One day she became quite angry on finding me talking with a stranger. He was well dressed and spoke like a gentleman, touched his hat as she drew near and remarked, “This little girl tells me she is an orphan, and that you have been very kind to her.” Grandma was uncivil in her reply, and he went away. Then she warned me, “Beware of wolves in sheep’s clothing,” and insisted that no man wearing such fine clothes and having such soft hands could earn an honest living. I did not repeat what he had told me of his little daughter, who lived in a beautiful home in New York, and was about my age, and had no sister; and his wish that I were there with her. I could not understand what harm there was in his questions or my answers. Did I not remind him of his own little girl? And had I not heard lonely miners tell of times when they gladly would have walked ten miles to shake hands and talk a few moments with a child?
CHAPTER XXVII
CAPT. FRISBIE—WEDDING FESTIVITIES—THE MASTERPIECE OF GRANDMA’S YOUTH—SENORA VALLEJO—JAKIE’S RETURN—HIS DEATH—A CHEROKEE INDIAN WHO HAD STOOD BY MY FATHER’S GRAVE.
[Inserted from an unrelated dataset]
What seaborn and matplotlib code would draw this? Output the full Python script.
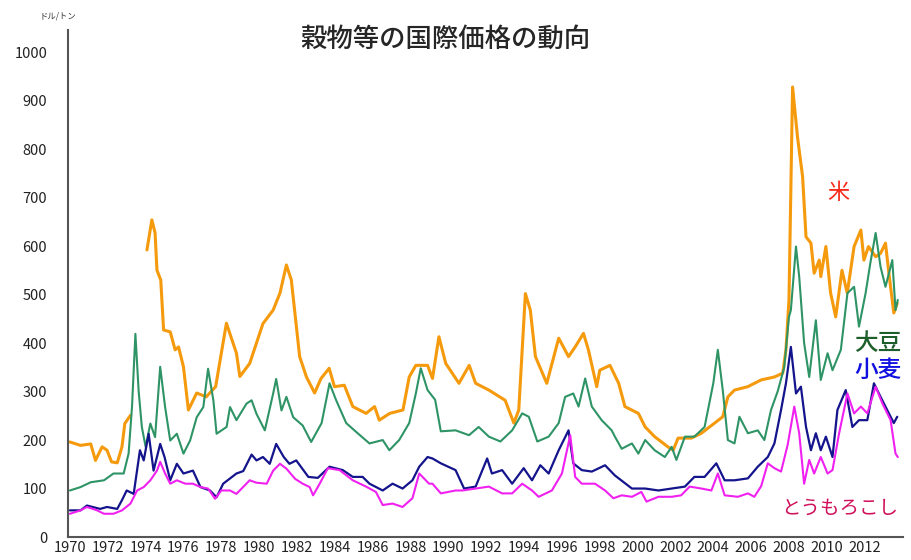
import numpy as np
import pandas as pd
import seaborn as sns
import matplotlib.pyplot as plt

# 米 (rice) - gap in 1973/74
rice_years_a = [1970.0, 1970.56, 1971.1, 1971.35, 1971.7, 1971.96, 1972.2, 1972.5, 1972.75, 1972.9, 1973.2]
rice_vals_a = [196, 189, 192, 158, 186, 179, 155, 153, 186, 234, 251]
rice_years_b = [1974.07, 1974.33, 1974.5, 1974.6, 1974.8, 1974.95, 1975.3, 1975.56, 1975.74, 1976.0,
                1976.26, 1976.7, 1977.2, 1977.7, 1978.27, 1978.8, 1978.98, 1979.5, 1980.2, 1980.74,
                1981.1, 1981.44, 1981.7, 1982.14, 1982.5, 1982.93, 1983.27, 1983.7, 1983.98, 1984.5,
                1984.95, 1985.65, 1986.1, 1986.35, 1986.9, 1987.6, 1987.93, 1988.28, 1988.9, 1989.16,
                1989.5, 1989.86, 1990.56, 1991.1, 1991.44, 1992.14, 1993.0, 1993.46, 1993.72, 1994.07,
                1994.33, 1994.6, 1995.2, 1995.83, 1996.35, 1996.7, 1997.14, 1997.4, 1997.84, 1998.0,
                1998.54, 1999.0, 1999.33, 2000.04, 2000.4, 2000.9, 2001.6, 2001.88, 2002.14, 2002.84,
                2003.37, 2004.07, 2004.5, 2004.77, 2005.12, 2005.82, 2006.53, 2007.23, 2007.67, 2007.84,
                2008.0, 2008.19, 2008.45, 2008.72, 2008.9, 2009.16, 2009.33, 2009.6, 2009.68, 2009.95,
                2010.2, 2010.47, 2010.8, 2011.08, 2011.44, 2011.8, 2011.96, 2012.2, 2012.58, 2012.84,
                2013.1, 2013.28, 2013.54, 2013.72]
rice_vals_b = [592, 654, 627, 550, 530, 427, 423, 386, 392, 351,
               262, 297, 289, 310, 441, 379, 331, 358, 440, 468,
               503, 561, 530, 372, 330, 297, 327, 348, 310, 313,
               269, 255, 269, 241, 255, 262, 330, 354, 354, 327,
               413, 358, 317, 354, 317, 303, 282, 235, 262, 502,
               468, 372, 317, 410, 372, 392, 420, 386, 310, 344,
               354, 317, 269, 255, 227, 207, 186, 179, 204, 204,
               214, 235, 248, 289, 303, 310, 324, 330, 338, 386,
               489, 928, 825, 743, 619, 606, 544, 571, 537, 599,
               503, 454, 550, 503, 599, 633, 571, 599, 578, 585,
               606, 544, 462, 482]

# 大豆 (soybean)
soy_years = [1970.0, 1970.56, 1971.1, 1971.8, 1972.3, 1972.84, 1973.1, 1973.28, 1973.46, 1973.63,
             1973.8, 1974.0, 1974.25, 1974.5, 1974.77, 1975.03, 1975.3, 1975.65, 1976.0, 1976.35,
             1976.7, 1977.05, 1977.3, 1977.58, 1977.75, 1978.28, 1978.46, 1978.8, 1979.33, 1979.6,
             1979.86, 1980.3, 1980.74, 1980.9, 1981.18, 1981.44, 1981.8, 1982.3, 1982.75, 1983.3,
             1983.72, 1984.07, 1984.6, 1985.12, 1985.83, 1986.53, 1986.88, 1987.4, 1987.93, 1988.28,
             1988.54, 1988.9, 1989.3, 1989.6, 1990.38, 1991.09, 1991.6, 1992.14, 1992.75, 1993.37,
             1993.9, 1994.25, 1994.7, 1995.3, 1995.83, 1996.17, 1996.6, 1996.88, 1997.23, 1997.58,
             1998.1, 1998.63, 1998.8, 1999.16, 1999.7, 2000.04, 2000.4, 2000.9, 2001.44, 2001.8,
             2002.05, 2002.5, 2003.0, 2003.54, 2004.0, 2004.24, 2004.5, 2004.77, 2005.12, 2005.38,
             2005.83, 2006.35, 2006.7, 2007.05, 2007.4, 2007.75, 2008.0, 2008.1, 2008.37, 2008.54,
             2008.8, 2009.07, 2009.42, 2009.68, 2010.04, 2010.3, 2010.74, 2011.09, 2011.44, 2011.7,
             2012.05, 2012.3, 2012.58, 2012.84, 2013.1, 2013.46, 2013.63, 2013.75]
soy_vals = [96, 103, 113, 117, 131, 131, 172, 268, 419, 302,
            227, 186, 234, 206, 351, 268, 199, 213, 172, 199,
            247, 268, 347, 282, 213, 227, 268, 241, 275, 282,
            254, 220, 296, 326, 261, 289, 247, 230, 196, 235,
            317, 282, 235, 217, 193, 200, 179, 200, 235, 296,
            348, 303, 283, 218, 220, 210, 227, 207, 197, 220,
            255, 248, 197, 207, 235, 289, 296, 269, 327, 269,
            241, 220, 207, 182, 193, 172, 200, 179, 165, 186,
            159, 207, 207, 227, 317, 386, 303, 200, 193, 248,
            214, 220, 200, 262, 300, 350, 454, 468, 599, 537,
            400, 330, 447, 324, 379, 344, 386, 503, 516, 434,
            503, 565, 627, 557, 516, 571, 468, 489]

# 小麦 (wheat)
wheat_years = [1970.0, 1970.56, 1970.9, 1971.6, 1971.96, 1972.5, 1972.75, 1973.0, 1973.37, 1973.7,
               1973.9, 1974.16, 1974.42, 1974.77, 1975.0, 1975.3, 1975.65, 1976.0, 1976.5, 1976.9,
               1977.4, 1977.75, 1978.1, 1978.8, 1979.16, 1979.6, 1979.86, 1980.2, 1980.56, 1980.9,
               1981.3, 1981.6, 1981.96, 1982.6, 1983.1, 1983.72, 1984.42, 1984.95, 1985.47, 1985.83,
               1986.53, 1987.05, 1987.58, 1988.1, 1988.46, 1988.9, 1989.16, 1989.6, 1990.38, 1990.83,
               1991.44, 1992.05, 1992.3, 1992.84, 1993.37, 1993.98, 1994.42, 1994.86, 1995.3, 1995.83,
               1996.35, 1996.6, 1997.05, 1997.58, 1998.28, 1998.8, 1999.7, 2000.4, 2001.1, 2001.8,
               2002.5, 2003.0, 2003.54, 2004.16, 2004.6, 2005.12, 2005.83, 2006.35, 2006.88, 2007.23,
               2007.58, 2007.84, 2008.1, 2008.37, 2008.63, 2008.9, 2009.16, 2009.42, 2009.68, 2009.95,
               2010.3, 2010.56, 2011.0, 2011.35, 2011.7, 2012.14, 2012.49, 2012.84, 2013.28, 2013.54,
               2013.72]
wheat_vals = [55, 55, 65, 58, 62, 58, 76, 96, 89, 179,
              158, 213, 137, 192, 165, 117, 151, 131, 137, 103,
              96, 82, 110, 131, 136, 170, 158, 165, 151, 192,
              165, 151, 158, 124, 122, 145, 138, 124, 124, 110,
              96, 110, 100, 117, 145, 165, 162, 152, 138, 100,
              104, 162, 131, 138, 110, 142, 117, 148, 131, 179,
              220, 152, 138, 135, 148, 127, 100, 100, 96, 100,
              104, 124, 124, 152, 117, 117, 121, 145, 165, 193,
              262, 317, 392, 296, 310, 227, 179, 214, 179, 207,
              165, 262, 303, 227, 241, 241, 317, 289, 255, 235,
              248]

# とうもろこし (corn)
corn_years = [1970.0, 1970.56, 1970.9, 1971.44, 1971.8, 1972.3, 1972.75, 1973.2, 1973.55, 1973.9,
              1974.25, 1974.6, 1974.77, 1975.03, 1975.3, 1975.65, 1976.1, 1976.5, 1976.9, 1977.3,
              1977.67, 1978.0, 1978.46, 1978.8, 1979.5, 1979.86, 1980.4, 1980.74, 1981.1, 1981.44,
              1981.9, 1982.3, 1982.67, 1982.85, 1983.2, 1983.63, 1984.25, 1984.95, 1985.65, 1986.17,
              1986.53, 1987.05, 1987.58, 1988.1, 1988.46, 1988.98, 1989.16, 1989.6, 1990.38, 1990.74,
              1991.44, 1992.14, 1992.84, 1993.37, 1993.9, 1994.42, 1994.77, 1995.47, 1996.0, 1996.44,
              1996.7, 1997.05, 1997.75, 1998.28, 1998.72, 1999.16, 1999.7, 2000.2, 2000.47, 2001.1,
              2001.8, 2002.3, 2002.75, 2003.37, 2003.9, 2004.24, 2004.6, 2005.3, 2005.83, 2006.17,
              2006.53, 2006.88, 2007.23, 2007.58, 2007.93, 2008.28, 2008.54, 2008.8, 2009.07, 2009.33,
              2009.68, 2010.04, 2010.3, 2010.65, 2011.09, 2011.44, 2011.8, 2012.14, 2012.58, 2012.93,
              2013.37, 2013.63, 2013.75]
corn_vals = [48, 55, 62, 55, 48, 48, 55, 69, 96, 103,
             117, 137, 155, 131, 110, 117, 110, 110, 103, 100,
             79, 96, 96, 89, 117, 112, 110, 137, 151, 141,
             120, 110, 103, 86, 110, 142, 138, 117, 104, 93,
             66, 69, 62, 80, 131, 110, 110, 90, 96, 96,
             100, 104, 90, 90, 110, 96, 83, 96, 131, 210,
             124, 110, 110, 96, 80, 86, 83, 93, 73, 83,
             83, 86, 104, 100, 96, 131, 86, 83, 90, 83,
             105, 152, 142, 135, 190, 269, 214, 110, 159, 131,
             165, 131, 138, 214, 296, 255, 269, 255, 310, 276,
             241, 172, 165]

label_names = ['米', '大豆', '小麦', 'とうもろこし']
label_colors = ['#f52a1a', '#1e5e2a', '#1010e0', '#d0105a']
year_ticks = list(range(1970, 2013, 2))

sns.set_style('white')
plt.rcParams['font.family'] = ['Noto Sans CJK JP', 'DejaVu Sans']

fig = plt.figure(figsize=(9.12, 5.6), dpi=100)
ax = fig.add_axes([0.0746, 0.041, 0.915, 0.905])

sns.lineplot(x=rice_years_a, y=rice_vals_a, ax=ax, color='#f59a0c', linewidth=2.2)
sns.lineplot(x=rice_years_b, y=rice_vals_b, ax=ax, color='#f59a0c', linewidth=2.2)
sns.lineplot(x=soy_years, y=soy_vals, ax=ax, color='#2e9466', linewidth=1.5)
sns.lineplot(x=wheat_years, y=wheat_vals, ax=ax, color='#14148c', linewidth=1.6)
sns.lineplot(x=corn_years, y=corn_vals, ax=ax, color='#f020f0', linewidth=1.5)

ax.set_xlim(1969.9, 2014.0)
ax.set_ylim(0, 1045)
ax.set_yticks(range(0, 1001, 100))
ax.set_xticks(year_ticks)
ax.set_xticks(range(1970, 2014), minor=True)
ax.set_xticklabels([str(y) for y in year_ticks], fontsize=10.5, color='#222222')
ax.tick_params(axis='y', labelsize=10.5, colors='#222222', direction='in', length=3, pad=15)
ax.tick_params(axis='x', which='both', direction='in', length=3, pad=3)
for lbl in ax.get_yticklabels():
    lbl.set_horizontalalignment('right')

for side in ['top', 'right']:
    ax.spines[side].set_visible(False)
for side in ['left', 'bottom']:
    ax.spines[side].set_color('#555555')
    ax.spines[side].set_linewidth(1.5)

fig.text(0.488, 0.929, '穀物等の国際価格の動向', fontsize=19, fontweight='medium', ha='center', va='center')
fig.text(0.063, 0.972, 'ドル/トン', fontsize=6, ha='center', va='center', color='#333333')

ax.text(2010.6, 711, label_names[0], color=label_colors[0], fontsize=16, ha='center', va='center')
ax.text(2012.7, 400, label_names[1], color=label_colors[1], fontsize=17, fontweight='medium', ha='center', va='center')
ax.text(2012.7, 344, label_names[2], color=label_colors[2], fontsize=17, fontweight='medium', ha='center', va='center')
ax.text(2010.7, 60, label_names[3], color=label_colors[3], fontsize=14, ha='center', va='center')

fig.savefig('out.png', dpi=100)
Captain Frisbie spent much time in Sonoma after Company H was disbanded, and observing ones remarked that the attraction was Miss Fannie Vallejo. Yet, not until 1851 did the General consent to part with his first-born daughter. Weeks before the marriage day, friends began arriving at the bride’s home, and large orders came to grandma for dairy supplies.
She anticipated the coming event with interest and pleasure, because the prolonged and brilliant festivities would afford her an opportunity to display her fancy and talent in butter modelling. For the work, she did not charge, but simply weighed the butter for the designs and put it into crocks standing in cold water in the adobe store-house where, in the evenings, after candle-light, we three gathered.
Her implements were a circular hardwood board, a paddle, a set of small, well pointed sticks, a thin-bladed knife, and squares of white muslin of various degrees of fineness. She talked and modelled, and we listening watched the fascinating process; saw her take the plastic substance, fashion a duck with ducklings on a pond, a lamb curled up asleep, and a couched lion with shaggy head resting upon his fore-paws. We watched her press beads of proper size and color into the eye sockets; skilfully finish the base upon which each figure lay; then twist a lump of butter into a square of fine muslin, and deftly squeeze, until it crinkled through the meshes in form of fleece for the lamb’s coat, then use a different mesh to produce the strands for the lion’s mane and the tuft for the end of his tail.
In exuberant delight we exclaimed, “Oh, grandma, how did you learn to make such wonderful things?”
“I did not learn, it is a gift,” she replied.
Then she spoke of her modelling in childhood, and her subsequent masterpiece, which had won the commendation of Napoleon and Empress Josephine.